Aggiungo che il coinvolgimento diretto di altre stakeholders (Produttori/Distributori di energia – i nostrani ENEL / TERNA / ENEL X ad es. ) avrebbero interesse a creare delle stazioni di ACCUMULO BESS utilizzando stazioni Battery Swap diffuse sul terriotorio per accumulo dell’energia prodotta in eccesso (da F.E.R. o centrali GAS ormai avviate nei periodi di picco); sarebbe un Doppio Uso dell’investimento in stazioni di Battery Swap anche sul territorio italiano.
Anche le compagnie petrolifere potrebbero diventare Compagnie Energetiche a tutto tondo realizzando Anche stazioni di BatterySwap .. così come in Cina con SINOPEC anche l’Arabia Saudita ci crede parecchio:
https://www.saudigulfprojects.com/2025/01/saudi-arabia-awards-10500mwh-battery-energy-storage-system-contracts/
Se persino ARAMCO partecipa… gli altri cosa aspettano?
Personalmente vedo lo swap Battery come una cosa superata, in campo automotive privato.
Gli 800/100V hanno reso i tempi di ricarica compatibili con i tempi di viaggio. Fine dell’utilità dello swap Battery.
Diverso è accoppiato a taxi autonomi.
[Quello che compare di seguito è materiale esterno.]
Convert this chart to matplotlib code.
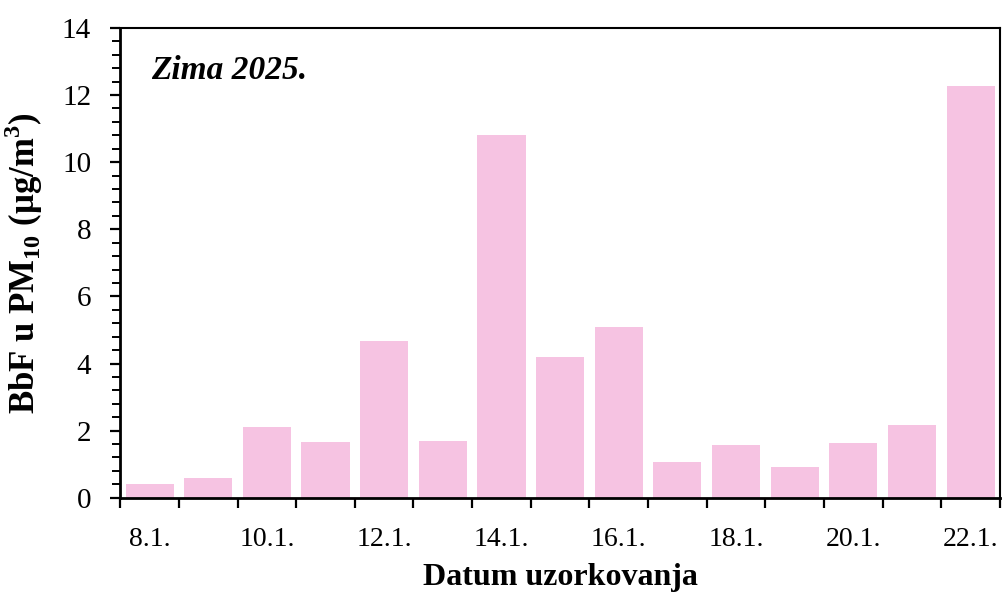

Li fanno un giro alla base swappano e 5 minuti dopo possono ripartire carichi.
Non so se lo swap potrebbe essere cosí adatto ai taxi, se non altro per l’usura dei connettori causata dal continuo “attacca-stacca”.. Forse sarebbero piú indicati i super condensatori al posto delle batterie (https://www.vaielettrico.it/morand-etechnology-ricarica-flash-con-gli-ultracondensatori/) che peró sembrano una tecnologia un pó in disarmo
Vedo che ha letto solo il titolo.
La pensavo anche io così tempo fa.
Però se pensiamo che con le rinnovabili servono grandi sistemi di accumulo, se pensiamo che le stazioni di swap possono avere anche take funzione, se pensiamo che si velocizza il ripristino dell’autonomia senza richiedere potenze elevate con conseguenti picchi… Beh, credo che possano avere senso: fossi in consiglio europeo, penserei ad un obbligo per i mezzi pubblici (taxi, autobus, polizia locale…) per le città più grandi di un tot (da studiare, ovviamente): stabilizzi la rete e garantisci servizi sempre pronti, senza sorprese.